-- start of Available data --

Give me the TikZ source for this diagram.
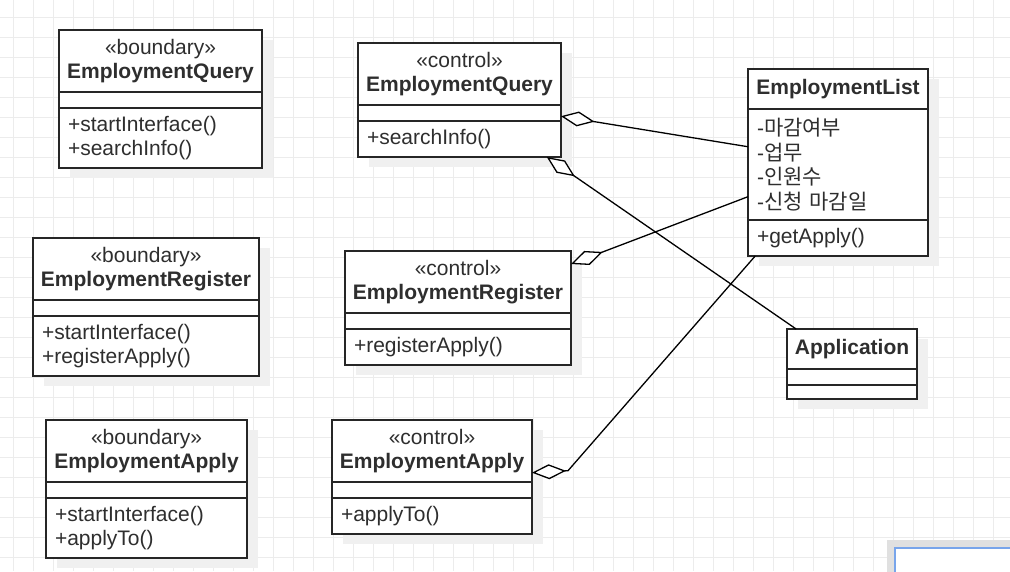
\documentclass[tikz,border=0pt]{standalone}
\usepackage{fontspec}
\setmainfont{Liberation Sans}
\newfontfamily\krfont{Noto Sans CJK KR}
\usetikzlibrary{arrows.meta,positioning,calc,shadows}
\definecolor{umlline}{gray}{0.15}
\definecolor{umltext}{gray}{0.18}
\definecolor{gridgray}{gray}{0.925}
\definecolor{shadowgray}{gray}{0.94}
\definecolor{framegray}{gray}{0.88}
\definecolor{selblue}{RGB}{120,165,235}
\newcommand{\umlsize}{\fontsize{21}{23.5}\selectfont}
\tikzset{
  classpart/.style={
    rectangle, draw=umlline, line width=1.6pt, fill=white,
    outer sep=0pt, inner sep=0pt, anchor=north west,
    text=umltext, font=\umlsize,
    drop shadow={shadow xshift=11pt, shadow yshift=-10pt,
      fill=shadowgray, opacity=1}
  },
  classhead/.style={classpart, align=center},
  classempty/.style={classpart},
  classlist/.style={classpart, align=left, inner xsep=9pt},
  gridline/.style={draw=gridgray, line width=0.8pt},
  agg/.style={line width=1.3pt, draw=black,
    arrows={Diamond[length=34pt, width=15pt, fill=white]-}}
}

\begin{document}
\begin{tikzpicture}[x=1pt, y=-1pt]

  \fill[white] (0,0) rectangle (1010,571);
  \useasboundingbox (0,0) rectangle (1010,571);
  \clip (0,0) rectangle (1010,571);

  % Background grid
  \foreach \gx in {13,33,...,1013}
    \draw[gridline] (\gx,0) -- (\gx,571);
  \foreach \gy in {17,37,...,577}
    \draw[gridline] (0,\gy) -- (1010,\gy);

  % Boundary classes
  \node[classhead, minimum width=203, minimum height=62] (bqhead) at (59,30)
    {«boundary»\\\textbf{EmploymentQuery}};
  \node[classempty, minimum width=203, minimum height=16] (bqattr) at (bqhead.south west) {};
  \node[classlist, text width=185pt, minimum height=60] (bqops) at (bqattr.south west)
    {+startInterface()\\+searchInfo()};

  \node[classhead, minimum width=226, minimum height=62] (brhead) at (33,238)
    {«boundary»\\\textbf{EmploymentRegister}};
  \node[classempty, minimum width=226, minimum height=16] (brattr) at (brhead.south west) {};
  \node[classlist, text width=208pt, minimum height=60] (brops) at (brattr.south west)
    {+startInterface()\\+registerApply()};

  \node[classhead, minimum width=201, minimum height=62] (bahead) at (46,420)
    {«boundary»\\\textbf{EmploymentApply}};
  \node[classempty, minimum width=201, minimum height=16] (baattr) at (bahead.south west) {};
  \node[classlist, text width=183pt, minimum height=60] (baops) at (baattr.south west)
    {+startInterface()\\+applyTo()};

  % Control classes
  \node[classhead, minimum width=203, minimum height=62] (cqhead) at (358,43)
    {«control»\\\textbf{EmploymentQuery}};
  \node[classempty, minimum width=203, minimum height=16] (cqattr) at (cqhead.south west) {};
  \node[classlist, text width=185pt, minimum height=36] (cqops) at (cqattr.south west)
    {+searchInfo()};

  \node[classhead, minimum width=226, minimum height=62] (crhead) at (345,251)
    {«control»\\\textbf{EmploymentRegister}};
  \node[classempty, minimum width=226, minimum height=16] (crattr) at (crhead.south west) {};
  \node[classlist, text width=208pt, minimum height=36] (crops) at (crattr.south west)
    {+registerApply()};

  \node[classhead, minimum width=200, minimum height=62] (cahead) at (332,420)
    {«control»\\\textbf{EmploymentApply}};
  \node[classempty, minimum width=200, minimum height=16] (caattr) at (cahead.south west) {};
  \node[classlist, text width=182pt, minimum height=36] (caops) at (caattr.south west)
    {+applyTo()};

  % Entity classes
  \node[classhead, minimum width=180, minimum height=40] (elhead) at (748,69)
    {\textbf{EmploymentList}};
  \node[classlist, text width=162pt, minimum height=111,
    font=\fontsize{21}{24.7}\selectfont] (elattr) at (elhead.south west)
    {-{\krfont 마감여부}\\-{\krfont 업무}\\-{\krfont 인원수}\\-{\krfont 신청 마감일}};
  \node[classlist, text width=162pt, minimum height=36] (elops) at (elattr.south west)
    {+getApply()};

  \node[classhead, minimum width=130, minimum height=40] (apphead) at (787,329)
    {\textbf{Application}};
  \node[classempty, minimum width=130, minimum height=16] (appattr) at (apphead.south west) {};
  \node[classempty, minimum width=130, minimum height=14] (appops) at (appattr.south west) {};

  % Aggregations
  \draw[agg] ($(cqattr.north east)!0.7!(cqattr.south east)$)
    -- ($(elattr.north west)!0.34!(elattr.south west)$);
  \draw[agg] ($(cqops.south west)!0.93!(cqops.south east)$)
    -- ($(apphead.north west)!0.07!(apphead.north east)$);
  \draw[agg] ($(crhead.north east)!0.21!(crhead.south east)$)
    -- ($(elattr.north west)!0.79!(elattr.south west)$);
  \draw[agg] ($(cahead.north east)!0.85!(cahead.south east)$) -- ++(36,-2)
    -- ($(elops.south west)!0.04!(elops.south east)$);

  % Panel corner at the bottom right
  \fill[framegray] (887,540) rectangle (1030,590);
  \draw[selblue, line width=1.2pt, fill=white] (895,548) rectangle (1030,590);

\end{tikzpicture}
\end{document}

-- end of Available data --

● **Work to complete**
Keep the pictures out of the copy and return the rest of the data above exactly.

● **Response to this exercise**
Give me the TikZ source for this diagram.
\documentclass[tikz,border=0pt]{standalone}
\usepackage{fontspec}
\setmainfont{Liberation Sans}
\newfontfamily\krfont{Noto Sans CJK KR}
\usetikzlibrary{arrows.meta,positioning,calc,shadows}
\definecolor{umlline}{gray}{0.15}
\definecolor{umltext}{gray}{0.18}
\definecolor{gridgray}{gray}{0.925}
\definecolor{shadowgray}{gray}{0.94}
\definecolor{framegray}{gray}{0.88}
\definecolor{selblue}{RGB}{120,165,235}
\newcommand{\umlsize}{\fontsize{21}{23.5}\selectfont}
\tikzset{
  classpart/.style={
    rectangle, draw=umlline, line width=1.6pt, fill=white,
    outer sep=0pt, inner sep=0pt, anchor=north west,
    text=umltext, font=\umlsize,
    drop shadow={shadow xshift=11pt, shadow yshift=-10pt,
      fill=shadowgray, opacity=1}
  },
  classhead/.style={classpart, align=center},
  classempty/.style={classpart},
  classlist/.style={classpart, align=left, inner xsep=9pt},
  gridline/.style={draw=gridgray, line width=0.8pt},
  agg/.style={line width=1.3pt, draw=black,
    arrows={Diamond[length=34pt, width=15pt, fill=white]-}}
}

\begin{document}
\begin{tikzpicture}[x=1pt, y=-1pt]

  \fill[white] (0,0) rectangle (1010,571);
  \useasboundingbox (0,0) rectangle (1010,571);
  \clip (0,0) rectangle (1010,571);

  % Background grid
  \foreach \gx in {13,33,...,1013}
    \draw[gridline] (\gx,0) -- (\gx,571);
  \foreach \gy in {17,37,...,577}
    \draw[gridline] (0,\gy) -- (1010,\gy);

  % Boundary classes
  \node[classhead, minimum width=203, minimum height=62] (bqhead) at (59,30)
    {«boundary»\\\textbf{EmploymentQuery}};
  \node[classempty, minimum width=203, minimum height=16] (bqattr) at (bqhead.south west) {};
  \node[classlist, text width=185pt, minimum height=60] (bqops) at (bqattr.south west)
    {+startInterface()\\+searchInfo()};

  \node[classhead, minimum width=226, minimum height=62] (brhead) at (33,238)
    {«boundary»\\\textbf{EmploymentRegister}};
  \node[classempty, minimum width=226, minimum height=16] (brattr) at (brhead.south west) {};
  \node[classlist, text width=208pt, minimum height=60] (brops) at (brattr.south west)
    {+startInterface()\\+registerApply()};

  \node[classhead, minimum width=201, minimum height=62] (bahead) at (46,420)
    {«boundary»\\\textbf{EmploymentApply}};
  \node[classempty, minimum width=201, minimum height=16] (baattr) at (bahead.south west) {};
  \node[classlist, text width=183pt, minimum height=60] (baops) at (baattr.south west)
    {+startInterface()\\+applyTo()};

  % Control classes
  \node[classhead, minimum width=203, minimum height=62] (cqhead) at (358,43)
    {«control»\\\textbf{EmploymentQuery}};
  \node[classempty, minimum width=203, minimum height=16] (cqattr) at (cqhead.south west) {};
  \node[classlist, text width=185pt, minimum height=36] (cqops) at (cqattr.south west)
    {+searchInfo()};

  \node[classhead, minimum width=226, minimum height=62] (crhead) at (345,251)
    {«control»\\\textbf{EmploymentRegister}};
  \node[classempty, minimum width=226, minimum height=16] (crattr) at (crhead.south west) {};
  \node[classlist, text width=208pt, minimum height=36] (crops) at (crattr.south west)
    {+registerApply()};

  \node[classhead, minimum width=200, minimum height=62] (cahead) at (332,420)
    {«control»\\\textbf{EmploymentApply}};
  \node[classempty, minimum width=200, minimum height=16] (caattr) at (cahead.south west) {};
  \node[classlist, text width=182pt, minimum height=36] (caops) at (caattr.south west)
    {+applyTo()};

  % Entity classes
  \node[classhead, minimum width=180, minimum height=40] (elhead) at (748,69)
    {\textbf{EmploymentList}};
  \node[classlist, text width=162pt, minimum height=111,
    font=\fontsize{21}{24.7}\selectfont] (elattr) at (elhead.south west)
    {-{\krfont 마감여부}\\-{\krfont 업무}\\-{\krfont 인원수}\\-{\krfont 신청 마감일}};
  \node[classlist, text width=162pt, minimum height=36] (elops) at (elattr.south west)
    {+getApply()};

  \node[classhead, minimum width=130, minimum height=40] (apphead) at (787,329)
    {\textbf{Application}};
  \node[classempty, minimum width=130, minimum height=16] (appattr) at (apphead.south west) {};
  \node[classempty, minimum width=130, minimum height=14] (appops) at (appattr.south west) {};

  % Aggregations
  \draw[agg] ($(cqattr.north east)!0.7!(cqattr.south east)$)
    -- ($(elattr.north west)!0.34!(elattr.south west)$);
  \draw[agg] ($(cqops.south west)!0.93!(cqops.south east)$)
    -- ($(apphead.north west)!0.07!(apphead.north east)$);
  \draw[agg] ($(crhead.north east)!0.21!(crhead.south east)$)
    -- ($(elattr.north west)!0.79!(elattr.south west)$);
  \draw[agg] ($(cahead.north east)!0.85!(cahead.south east)$) -- ++(36,-2)
    -- ($(elops.south west)!0.04!(elops.south east)$);

  % Panel corner at the bottom right
  \fill[framegray] (887,540) rectangle (1030,590);
  \draw[selblue, line width=1.2pt, fill=white] (895,548) rectangle (1030,590);

\end{tikzpicture}
\end{document}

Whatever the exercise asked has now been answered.